BRR: How long are we talking about?
AA: That depends on the type of fund. I think if it’s an equity fund then there probably needs to be two levels of compensation; one is on an annual basis, and the other could be on a 3-year or a 5-year basis. So if a fund manager has been sticking around enough, then his or her payout should be a lot more at the end of those 3 years or 5 years.
BRR: Why hasn’t the mutual fund industry been able to channel diasporas money into Pakistani AMCs? Are there certain policies or procedural problems that are preventing this or is it about the AMCs’ failure to market in places like the US and the UK?
AA: The diaspora is indeed an excellent opportunity for the mutual fund industry to address. Even your foreign investor, particularly in fixed income segment, is a good opportunity for Pakistan’s AMCs. But there is a lacuna which I have raised with the central bank. The lacuna is that while the State Bank’s SCRA is connected with the Pakistan Stock Exchange for direct investment in equities, the AMCs are not connected on the SCRA platform.

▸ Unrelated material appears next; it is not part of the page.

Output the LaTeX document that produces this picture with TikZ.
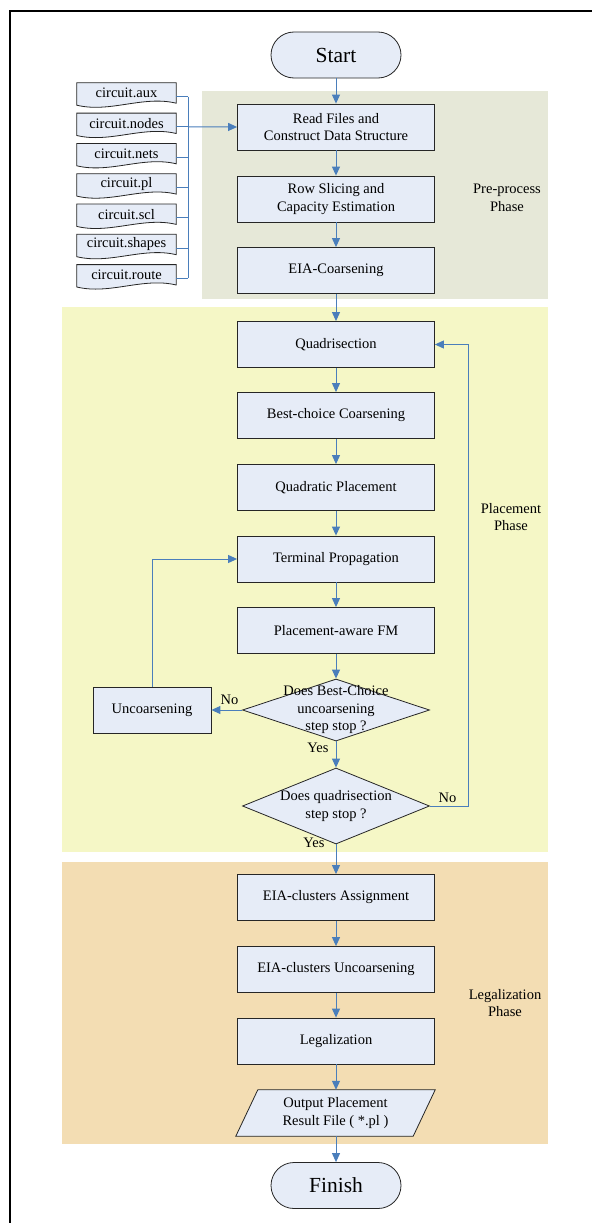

This means that right now there is no mechanism, for anyone living in London or Dubai, to buy an NIT or anyone else’s unit, unless you physically open an account here and have local rupees to pay. There is no SCRA connection between them and the AMCs. That has to change; SCRA should be extended to AMCs, just like there are custodian banks for the equity business; those custodian banks should also be available to the AMCs to act as the counter party. Once that is done, only then it becomes a marketing challenge for us as an industry.
BRR: Is it just NIT which is lobbying with the State Bank to fix this lacuna or is it being done at the level of Mufap?
AA: At the moment, it has been a personal initiative of mine, hoping that it would benefit NIT. But I would hazard a guess that the industry would agree with me and this would benefit the entire industry.
BRR: There are two ways to look at AMCs’ size; one being the size of their AUM and the other being the number of their unit holders. Where does NIT stand in number of unit holders in comparison to the industry?
AA: We have about 57,000 units for all our funds, of which there may be a few overlaps, which means we should have about 50-55,000 unit holders. I cannot say about the industry because of absence of data. I think, as an industry, we need to change such that a person can have 10 accounts with 3 AMCs or 10 accounts with one AMC, but he or she should be counted as a unique investor.
BRR: What’s the growth number you are targeting for NIT in terms of unit holders?
AA: I would like growth to be in double digits.
BRR: What new products do you think NIT could be offering, or what new products could we see in the industry over the next two years?
AA: We are launching an asset allocation fund which is in the final stages of approval with the SECP. We believe that this is an opportune time to launch that simply because it allows fund managers the discretion to move between fixed income and equities. We are also hoping to be the first or among the first to launch an ETF. We have applied for it to the SECP and are waiting for SECP’s ETF regulations to be approved. Everything is ready from our end. It is going to be called NIT Gateway ETF. We will start with five stocks, which will be of different sectors to give an overall representation of the market.
From an industry perspective, and I certainly hope NIT can also take a lead in this, I think there is tremendous opportunity to have a startup fund. Obviously, investors need to have expertise for investing in Pakistan’s tech or startup space, which means that these should only be pitched to accredited investors. It will also need to have some regulations around that, but I think there is certainly a space for that as well, as infrastructure funds.